Totally agree with you. Only found your site today, just love it. So refreshing to find someone who realises that being a larger size doesn’t have to mean you are either frumpy or pining to be thinner. Keep up the good work!
Apresenta Concept says
“Do your part; let the politicians and special interests know you are not going to take it any more. Show them a band-aid on a broken system will not fix it. Put your rebate to work in ways they do not expect.”
I couldn’t agree more, Allie. Great post!
Astarte's Student says
Hi Allie, I blogged about this post. Hope that’s ok! 🙂
Southern Belle says
Very good post. My husband and I have been living “bad debt free” for the past three years–we have one credit card that we keep encased in a bag of ice in the freezer for absolute, dire emergencies, and have been making large payments on our student loans. It really does make you feel good. Even when I buy something impulsive (like my fabu new boots I’m wearing), I know that I can afford it and that they are truly “mine.” It’s an awesome feeling.
Like everyone else, I am so impressed with this post, and with your article for Budget Savvy magazine. Aside from the excellent advice (for which you will probably get an FBI file for being subversive), your writing is very engaging and easy to read… any signs of a book deal?!
Off to check out the Simple Living Network.
I love this post!
Great post – I am a reader of both your blog and simpleliving.net. Glad to know your values are in alignment with that site.
Fantastic post! I may do a small post about it and link to it if that’s ok!
We’re not going shopping with our rebate either!
Mother Superior says
Hear! Hear! I agree with your post wholeheartedly. Keep up the good work.
Ditto to all the great post comments.
I will be using my rebate primarily to pay down debt.
Except that I might have to buy a few items of clothing due to a change in eating habits that has an extra perk of some weight loss. When I purchase clothes, I will definitely use the “less is more” philosophy and go for long-term value.
I have only recently started to read your blogs! I love them!
In the last two years I was forced to live within my means and repay my debts! My wardrobe (and all of my other possesions) mean so much more to me now, as I truly own them all!
The Diva's Closet says
Thanks for the great post. I plan to add my rebate to my savings account. I love shopping but I also love living within my means.
What a great post!
What a great post! One of the reasons I read your blog is b/c you’re encouraging women to get away from the vicious cycle of following fashion trends and just be themselves; wearing what flatters and fits instead of what’s trendy.

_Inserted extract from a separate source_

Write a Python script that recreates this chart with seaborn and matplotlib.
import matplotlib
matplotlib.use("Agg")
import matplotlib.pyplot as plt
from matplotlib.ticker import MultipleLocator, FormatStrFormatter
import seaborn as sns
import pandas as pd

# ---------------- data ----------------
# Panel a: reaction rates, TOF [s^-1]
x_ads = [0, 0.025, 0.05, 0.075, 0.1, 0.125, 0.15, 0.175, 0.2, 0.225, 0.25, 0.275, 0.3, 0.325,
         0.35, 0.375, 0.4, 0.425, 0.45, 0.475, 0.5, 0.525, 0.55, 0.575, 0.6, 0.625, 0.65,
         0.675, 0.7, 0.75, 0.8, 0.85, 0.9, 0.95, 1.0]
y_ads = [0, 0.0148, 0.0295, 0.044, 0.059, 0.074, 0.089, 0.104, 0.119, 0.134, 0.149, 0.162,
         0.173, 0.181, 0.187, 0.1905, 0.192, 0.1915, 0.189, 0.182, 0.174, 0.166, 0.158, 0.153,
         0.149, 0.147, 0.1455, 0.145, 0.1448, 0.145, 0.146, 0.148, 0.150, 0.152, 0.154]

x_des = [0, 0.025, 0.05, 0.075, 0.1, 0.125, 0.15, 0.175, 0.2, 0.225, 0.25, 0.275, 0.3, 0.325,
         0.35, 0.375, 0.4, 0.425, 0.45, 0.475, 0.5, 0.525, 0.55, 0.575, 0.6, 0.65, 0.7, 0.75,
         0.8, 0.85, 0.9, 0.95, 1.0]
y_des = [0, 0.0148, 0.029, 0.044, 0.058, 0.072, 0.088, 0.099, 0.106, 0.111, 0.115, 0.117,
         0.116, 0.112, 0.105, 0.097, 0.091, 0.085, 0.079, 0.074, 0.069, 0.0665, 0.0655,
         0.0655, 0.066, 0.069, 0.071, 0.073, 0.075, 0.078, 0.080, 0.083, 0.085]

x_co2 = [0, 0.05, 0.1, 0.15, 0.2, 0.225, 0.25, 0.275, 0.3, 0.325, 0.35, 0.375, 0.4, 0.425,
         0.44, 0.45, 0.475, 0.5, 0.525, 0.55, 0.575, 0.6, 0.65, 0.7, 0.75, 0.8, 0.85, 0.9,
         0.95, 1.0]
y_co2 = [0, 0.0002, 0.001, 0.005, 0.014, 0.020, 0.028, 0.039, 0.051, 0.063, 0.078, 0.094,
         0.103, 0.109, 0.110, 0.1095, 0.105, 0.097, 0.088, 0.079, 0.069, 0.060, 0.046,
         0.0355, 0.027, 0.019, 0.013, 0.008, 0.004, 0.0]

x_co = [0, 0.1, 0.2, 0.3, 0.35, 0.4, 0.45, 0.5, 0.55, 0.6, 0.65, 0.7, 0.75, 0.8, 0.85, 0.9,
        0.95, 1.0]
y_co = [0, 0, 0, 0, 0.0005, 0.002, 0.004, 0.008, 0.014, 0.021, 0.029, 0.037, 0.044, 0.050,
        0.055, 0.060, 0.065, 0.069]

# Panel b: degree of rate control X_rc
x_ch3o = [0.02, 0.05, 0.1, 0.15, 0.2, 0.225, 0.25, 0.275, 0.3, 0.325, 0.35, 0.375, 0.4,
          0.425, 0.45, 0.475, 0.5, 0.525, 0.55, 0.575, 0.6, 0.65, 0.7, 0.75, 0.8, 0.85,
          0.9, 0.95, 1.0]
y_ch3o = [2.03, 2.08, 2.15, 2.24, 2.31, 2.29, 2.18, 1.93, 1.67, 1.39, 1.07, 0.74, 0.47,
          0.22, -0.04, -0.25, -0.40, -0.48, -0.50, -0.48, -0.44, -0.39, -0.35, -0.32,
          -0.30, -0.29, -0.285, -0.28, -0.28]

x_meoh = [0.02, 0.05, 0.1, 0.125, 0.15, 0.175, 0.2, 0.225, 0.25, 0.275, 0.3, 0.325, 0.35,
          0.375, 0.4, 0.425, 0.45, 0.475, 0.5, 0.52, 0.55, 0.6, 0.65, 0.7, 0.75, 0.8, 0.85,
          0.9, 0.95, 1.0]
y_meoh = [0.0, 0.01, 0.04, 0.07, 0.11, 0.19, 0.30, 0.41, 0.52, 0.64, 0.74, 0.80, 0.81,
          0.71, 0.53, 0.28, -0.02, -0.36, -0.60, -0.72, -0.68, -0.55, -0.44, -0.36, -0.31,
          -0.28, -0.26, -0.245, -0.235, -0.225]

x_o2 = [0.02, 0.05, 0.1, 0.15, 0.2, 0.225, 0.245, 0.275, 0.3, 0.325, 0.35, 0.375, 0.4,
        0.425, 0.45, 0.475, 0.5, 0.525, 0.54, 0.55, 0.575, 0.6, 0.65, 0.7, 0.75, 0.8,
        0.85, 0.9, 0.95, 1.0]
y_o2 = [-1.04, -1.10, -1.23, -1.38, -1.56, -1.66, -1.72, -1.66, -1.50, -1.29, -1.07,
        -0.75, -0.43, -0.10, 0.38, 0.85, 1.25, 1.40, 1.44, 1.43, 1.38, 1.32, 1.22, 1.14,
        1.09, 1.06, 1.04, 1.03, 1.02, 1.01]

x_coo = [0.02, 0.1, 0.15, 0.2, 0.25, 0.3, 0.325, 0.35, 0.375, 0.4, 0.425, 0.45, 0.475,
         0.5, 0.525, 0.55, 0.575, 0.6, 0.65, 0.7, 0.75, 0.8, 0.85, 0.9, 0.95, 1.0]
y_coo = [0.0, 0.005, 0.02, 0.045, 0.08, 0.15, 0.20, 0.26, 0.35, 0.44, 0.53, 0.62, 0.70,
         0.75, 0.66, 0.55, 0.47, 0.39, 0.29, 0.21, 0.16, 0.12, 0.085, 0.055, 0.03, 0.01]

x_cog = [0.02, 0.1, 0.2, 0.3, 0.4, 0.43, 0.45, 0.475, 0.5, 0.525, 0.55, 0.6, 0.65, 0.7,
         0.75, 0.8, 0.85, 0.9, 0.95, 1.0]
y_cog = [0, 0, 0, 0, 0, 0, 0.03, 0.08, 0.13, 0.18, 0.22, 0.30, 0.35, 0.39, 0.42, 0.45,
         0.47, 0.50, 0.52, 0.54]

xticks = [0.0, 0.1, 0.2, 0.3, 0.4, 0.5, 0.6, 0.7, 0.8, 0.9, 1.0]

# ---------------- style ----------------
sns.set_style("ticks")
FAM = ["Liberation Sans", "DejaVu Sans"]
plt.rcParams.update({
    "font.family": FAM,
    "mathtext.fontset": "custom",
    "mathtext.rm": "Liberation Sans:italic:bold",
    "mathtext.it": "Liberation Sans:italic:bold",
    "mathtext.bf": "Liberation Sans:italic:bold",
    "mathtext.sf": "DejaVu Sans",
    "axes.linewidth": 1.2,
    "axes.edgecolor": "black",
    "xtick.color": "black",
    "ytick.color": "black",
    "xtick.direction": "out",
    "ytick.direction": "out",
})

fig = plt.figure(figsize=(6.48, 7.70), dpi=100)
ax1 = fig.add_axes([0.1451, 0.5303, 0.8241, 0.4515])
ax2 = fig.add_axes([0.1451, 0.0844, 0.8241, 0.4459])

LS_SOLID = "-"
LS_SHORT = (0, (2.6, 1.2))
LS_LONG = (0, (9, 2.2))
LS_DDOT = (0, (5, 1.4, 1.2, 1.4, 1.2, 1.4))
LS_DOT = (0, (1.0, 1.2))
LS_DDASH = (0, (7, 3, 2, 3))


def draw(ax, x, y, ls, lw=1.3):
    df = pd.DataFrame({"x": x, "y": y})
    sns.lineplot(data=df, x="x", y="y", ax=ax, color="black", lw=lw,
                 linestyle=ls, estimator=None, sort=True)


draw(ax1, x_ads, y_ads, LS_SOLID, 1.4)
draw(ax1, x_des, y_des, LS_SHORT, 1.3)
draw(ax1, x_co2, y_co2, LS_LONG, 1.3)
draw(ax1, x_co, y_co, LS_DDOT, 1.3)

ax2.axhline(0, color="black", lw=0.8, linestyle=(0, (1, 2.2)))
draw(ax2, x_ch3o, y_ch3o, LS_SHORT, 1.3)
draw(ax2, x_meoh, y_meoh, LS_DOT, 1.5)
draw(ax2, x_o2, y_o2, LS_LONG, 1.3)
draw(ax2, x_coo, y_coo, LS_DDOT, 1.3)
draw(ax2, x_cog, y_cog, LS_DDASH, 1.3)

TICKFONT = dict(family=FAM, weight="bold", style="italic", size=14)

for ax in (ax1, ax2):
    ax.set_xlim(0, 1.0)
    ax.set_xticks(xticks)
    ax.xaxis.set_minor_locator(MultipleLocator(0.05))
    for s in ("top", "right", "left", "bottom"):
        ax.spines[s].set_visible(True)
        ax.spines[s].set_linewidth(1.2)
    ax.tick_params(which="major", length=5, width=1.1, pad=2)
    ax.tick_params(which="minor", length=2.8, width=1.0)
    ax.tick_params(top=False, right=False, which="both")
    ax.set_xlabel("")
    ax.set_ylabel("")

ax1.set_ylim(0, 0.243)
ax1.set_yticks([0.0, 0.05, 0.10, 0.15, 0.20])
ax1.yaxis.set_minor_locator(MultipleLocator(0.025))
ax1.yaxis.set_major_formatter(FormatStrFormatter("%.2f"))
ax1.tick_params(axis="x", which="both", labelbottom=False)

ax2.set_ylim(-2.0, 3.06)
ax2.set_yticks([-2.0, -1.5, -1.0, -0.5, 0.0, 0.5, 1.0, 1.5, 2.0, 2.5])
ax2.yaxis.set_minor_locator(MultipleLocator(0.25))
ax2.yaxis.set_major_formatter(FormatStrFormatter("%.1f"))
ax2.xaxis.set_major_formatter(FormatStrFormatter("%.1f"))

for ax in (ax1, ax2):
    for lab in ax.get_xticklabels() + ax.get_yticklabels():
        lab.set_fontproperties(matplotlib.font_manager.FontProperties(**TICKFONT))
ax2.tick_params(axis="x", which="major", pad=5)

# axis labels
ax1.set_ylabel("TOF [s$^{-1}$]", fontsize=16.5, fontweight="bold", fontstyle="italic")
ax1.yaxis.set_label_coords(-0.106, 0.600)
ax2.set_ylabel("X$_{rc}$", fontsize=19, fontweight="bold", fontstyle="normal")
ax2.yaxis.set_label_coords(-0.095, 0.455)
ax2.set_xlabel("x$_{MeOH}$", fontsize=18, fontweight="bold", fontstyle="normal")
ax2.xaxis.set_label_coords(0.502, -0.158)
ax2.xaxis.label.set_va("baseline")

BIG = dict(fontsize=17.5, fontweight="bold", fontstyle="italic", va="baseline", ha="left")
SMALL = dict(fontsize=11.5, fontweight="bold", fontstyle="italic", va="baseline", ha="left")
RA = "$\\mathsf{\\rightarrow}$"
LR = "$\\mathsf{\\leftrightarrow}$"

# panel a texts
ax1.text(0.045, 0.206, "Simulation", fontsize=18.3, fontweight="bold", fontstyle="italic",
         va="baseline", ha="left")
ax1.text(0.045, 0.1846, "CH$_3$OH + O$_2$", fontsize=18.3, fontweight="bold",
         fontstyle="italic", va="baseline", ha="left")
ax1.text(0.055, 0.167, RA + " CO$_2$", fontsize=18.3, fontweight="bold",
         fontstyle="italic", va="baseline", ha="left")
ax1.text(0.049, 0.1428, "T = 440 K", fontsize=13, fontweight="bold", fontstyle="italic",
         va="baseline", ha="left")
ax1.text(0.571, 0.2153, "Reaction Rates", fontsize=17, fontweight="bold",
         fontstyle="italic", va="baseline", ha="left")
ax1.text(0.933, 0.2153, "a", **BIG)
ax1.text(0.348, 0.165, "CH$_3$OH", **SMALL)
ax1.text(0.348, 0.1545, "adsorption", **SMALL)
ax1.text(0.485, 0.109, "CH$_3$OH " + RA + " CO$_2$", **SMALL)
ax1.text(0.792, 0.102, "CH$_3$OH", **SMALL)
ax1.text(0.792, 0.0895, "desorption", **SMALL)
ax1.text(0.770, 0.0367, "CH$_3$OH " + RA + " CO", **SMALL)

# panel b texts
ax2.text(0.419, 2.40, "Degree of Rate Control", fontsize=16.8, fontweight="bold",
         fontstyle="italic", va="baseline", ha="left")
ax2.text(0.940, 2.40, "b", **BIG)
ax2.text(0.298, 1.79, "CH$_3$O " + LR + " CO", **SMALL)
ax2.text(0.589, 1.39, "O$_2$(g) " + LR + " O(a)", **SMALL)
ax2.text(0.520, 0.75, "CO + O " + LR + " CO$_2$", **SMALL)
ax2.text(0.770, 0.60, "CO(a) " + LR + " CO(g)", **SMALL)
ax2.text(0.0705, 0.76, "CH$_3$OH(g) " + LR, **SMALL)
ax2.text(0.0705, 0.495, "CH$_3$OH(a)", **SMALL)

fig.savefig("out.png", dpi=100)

I love the title of this post, especially as I came to realize what was truly meant by it as I continued to read. Three cheers for Allie!
p.s. I am almost done paying off credit cards and other bills; hopefully by next month!
sarah cool says
I. Love. This. Post.
Thank you, Allie for a great article. You’re the best in your very own category…

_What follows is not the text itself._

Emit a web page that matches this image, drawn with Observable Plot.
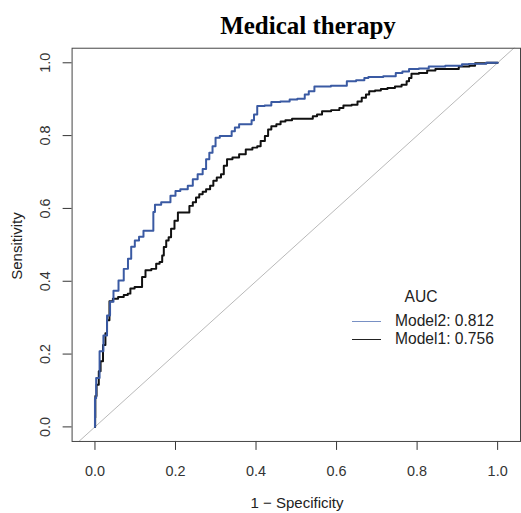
<!DOCTYPE html>
<html>
<head>
<meta charset="utf-8">
<script src="https://cdn.jsdelivr.net/npm/d3@7"></script>
<script src="https://cdn.jsdelivr.net/npm/@observablehq/plot@0.6"></script>
<style>
html, body { margin: 0; padding: 0; background: #fff; overflow: hidden; }
#wrap { position: relative; width: 521px; height: 513px; overflow: hidden; font-family: "Liberation Sans", Arial, sans-serif; color: #222; }
#wrap svg { position: absolute; left: 0; top: 0; }
.abs { position: absolute; white-space: nowrap; }
.title { left: 308px; top: 26px; transform: translate(-50%, -50%); font: bold 25px "Liberation Serif", "Times New Roman", serif; color: #000; }
.xlab { left: 297px; top: 502px; transform: translate(-50%, -50%); font-size: 15px; }
.ylab { left: 16px; top: 246px; transform: translate(-50%, -50%) rotate(-90deg); font-size: 15px; }
.leg { font-size: 15.6px; transform: translateY(-50%); }
.legline { height: 1px; width: 29px; }
</style>
</head>
<body>
<div id="wrap"></div>
<script>
// ---- data ----
const titleText = "Medical therapy";
const xLabel = "1 − Specificity";
const yLabel = "Sensitivity";
const xTicks = [0, 0.2, 0.4, 0.6, 0.8, 1.0];
const yTicks = [0, 0.2, 0.4, 0.6, 0.8, 1.0];
const seriesNames = ["Model2", "Model1"];
const seriesAUC = [0.812, 0.756];

const model2Fpr = [0, 0, 0.006, 0.017, 0.025, 0.035, 0.040, 0.052, 0.065, 0.078, 0.086, 0.094, 0.104, 0.115, 0.126, 0.144, 0.146, 0.152, 0.177, 0.198, 0.202, 0.222, 0.239, 0.247, 0.263, 0.272, 0.280, 0.288, 0.296, 0.303, 0.317, 0.338, 0.341, 0.354, 0.362, 0.387, 0.391, 0.399, 0.407, 0.436, 0.440, 0.481, 0.486, 0.519, 0.523, 0.539, 0.551, 0.621, 0.630, 0.667, 0.671, 0.687, 0.745, 0.749, 0.778, 0.782, 0.827, 0.831, 0.909, 0.914, 0.942, 1];
const model2Sens = [0, 0.079, 0.134, 0.208, 0.251, 0.306, 0.344, 0.374, 0.402, 0.434, 0.462, 0.495, 0.512, 0.522, 0.539, 0.539, 0.590, 0.610, 0.617, 0.635, 0.648, 0.653, 0.662, 0.680, 0.694, 0.708, 0.735, 0.753, 0.771, 0.794, 0.799, 0.799, 0.812, 0.822, 0.831, 0.831, 0.842, 0.858, 0.881, 0.883, 0.892, 0.894, 0.899, 0.901, 0.913, 0.922, 0.935, 0.937, 0.949, 0.952, 0.958, 0.961, 0.963, 0.972, 0.976, 0.983, 0.984, 0.990, 0.992, 0.996, 0.997, 1];

const model1Fpr = [0, 0.001, 0.001, 0.007, 0.012, 0.016, 0.024, 0.028, 0.032, 0.040, 0.049, 0.066, 0.077, 0.086, 0.090, 0.107, 0.115, 0.119, 0.132, 0.148, 0.156, 0.165, 0.169, 0.173, 0.181, 0.185, 0.193, 0.202, 0.210, 0.230, 0.239, 0.247, 0.255, 0.263, 0.272, 0.280, 0.292, 0.296, 0.309, 0.317, 0.323, 0.333, 0.350, 0.366, 0.383, 0.399, 0.407, 0.416, 0.428, 0.432, 0.444, 0.457, 0.465, 0.481, 0.498, 0.539, 0.543, 0.560, 0.568, 0.605, 0.609, 0.625, 0.650, 0.654, 0.671, 0.675, 0.687, 0.704, 0.716, 0.737, 0.753, 0.770, 0.778, 0.782, 0.790, 0.819, 0.831, 0.860, 0.889, 0.918, 0.942, 0.946, 1];
const model1Sens = [0, 0.025, 0.085, 0.116, 0.153, 0.180, 0.225, 0.257, 0.293, 0.345, 0.352, 0.357, 0.362, 0.366, 0.380, 0.384, 0.384, 0.412, 0.430, 0.434, 0.448, 0.453, 0.471, 0.494, 0.512, 0.521, 0.544, 0.566, 0.589, 0.589, 0.607, 0.617, 0.630, 0.639, 0.646, 0.653, 0.662, 0.676, 0.685, 0.694, 0.717, 0.735, 0.740, 0.749, 0.762, 0.767, 0.771, 0.785, 0.799, 0.817, 0.826, 0.831, 0.839, 0.842, 0.846, 0.846, 0.853, 0.858, 0.867, 0.870, 0.876, 0.883, 0.885, 0.894, 0.904, 0.913, 0.922, 0.924, 0.928, 0.931, 0.935, 0.940, 0.949, 0.958, 0.970, 0.972, 0.979, 0.983, 0.983, 0.990, 0.992, 0.999, 1];

const diagonal = [-0.1, 1.1];

// ---- build tables ----
const model2Rows = model2Fpr.map((f, i) => ({fpr: f, sens: model2Sens[i]}));
const model1Rows = model1Fpr.map((f, i) => ({fpr: f, sens: model1Sens[i]}));

const blue = "#3a5aa3";
const blueLegend = "#7890c4";
const black = "#111";
const fmt = d3.format(".1f");

const chart = Plot.plot({
  width: 524,
  height: 513,
  marginLeft: 72,
  marginRight: 1,
  marginTop: 48,
  marginBottom: 69.5,
  x: {domain: [-0.0568, 1.0568]},
  y: {domain: [-0.04, 1.04]},
  style: {fontFamily: "'Liberation Sans', Arial, sans-serif", fontSize: "14.5px", color: "#333", background: "transparent"},
  marks: [
    Plot.axisX({ticks: xTicks, tickFormat: fmt, tickSize: 9, tickPadding: 15, label: null}),
    Plot.axisY({ticks: yTicks, tickFormat: fmt, tickSize: 9, tickPadding: 13, tickRotate: -90, label: null}),
    Plot.line(diagonal, {x: d => d, y: d => d, stroke: "#b8b8b8", strokeWidth: 1, clip: true}),
    Plot.line(model1Rows, {x: "fpr", y: "sens", stroke: black, strokeWidth: 2, curve: "step"}),
    Plot.line(model2Rows, {x: "fpr", y: "sens", stroke: blue, strokeWidth: 2, curve: "step"}),
    Plot.frame({stroke: "#444", strokeWidth: 1})
  ]
});

const wrap = document.getElementById("wrap");
wrap.appendChild(chart);

function addDiv(cls, text, style) {
  const d = document.createElement("div");
  d.className = "abs " + cls;
  if (text != null) d.textContent = text;
  if (style) Object.assign(d.style, style);
  wrap.appendChild(d);
  return d;
}
addDiv("title", titleText);
addDiv("xlab", xLabel);
addDiv("ylab", yLabel);
addDiv("leg", "AUC", {left: "421px", top: "297px", transform: "translate(-50%, -50%)"});
const legColors = [blueLegend, "#222"];
seriesNames.forEach((name, i) => {
  const cy = 321 + i * 18;
  addDiv("legline", null, {left: "352px", top: (cy - 0.5) + "px", background: legColors[i]});
  addDiv("leg", name + ": " + seriesAUC[i].toFixed(3), {left: "395px", top: cy + "px"});
});
</script>
</body>
</html>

Allie: Agreed! I have chosen to save my rebate in my savings account.
A few years ago, I just started buying, buying, buying. I wasted a lot of money and I’m still getting rid of things that were impulse purchases.
My goal for the past six months or so: make a little go a long way. Your blog inspires me to continue toward my goal as does this post. Thanks!
That is one of the best posts I’ve read!
I’m a 20something who has a penchant for nice shoes (and sweaters, and skirts…), but I’ve recently went on a 6-month clothing hiatus because I’ve realized that buying more and more stuff doesn’t really add to my quality of life all that much.
Now I’m trying to save more money for goals and experiences.
Great article, Allie. I’ve nearly always lived within my means and it’s very reassuring to know that all the bills can be paid on time with a little extra in the bank in case of emergencies.
About Fashion Week, I was surprised to read how many invites other bloggers have received — I understand it counts as cheap publicity, but I didn’t realize that everyday bloggers would be taken as seriously as big-money media.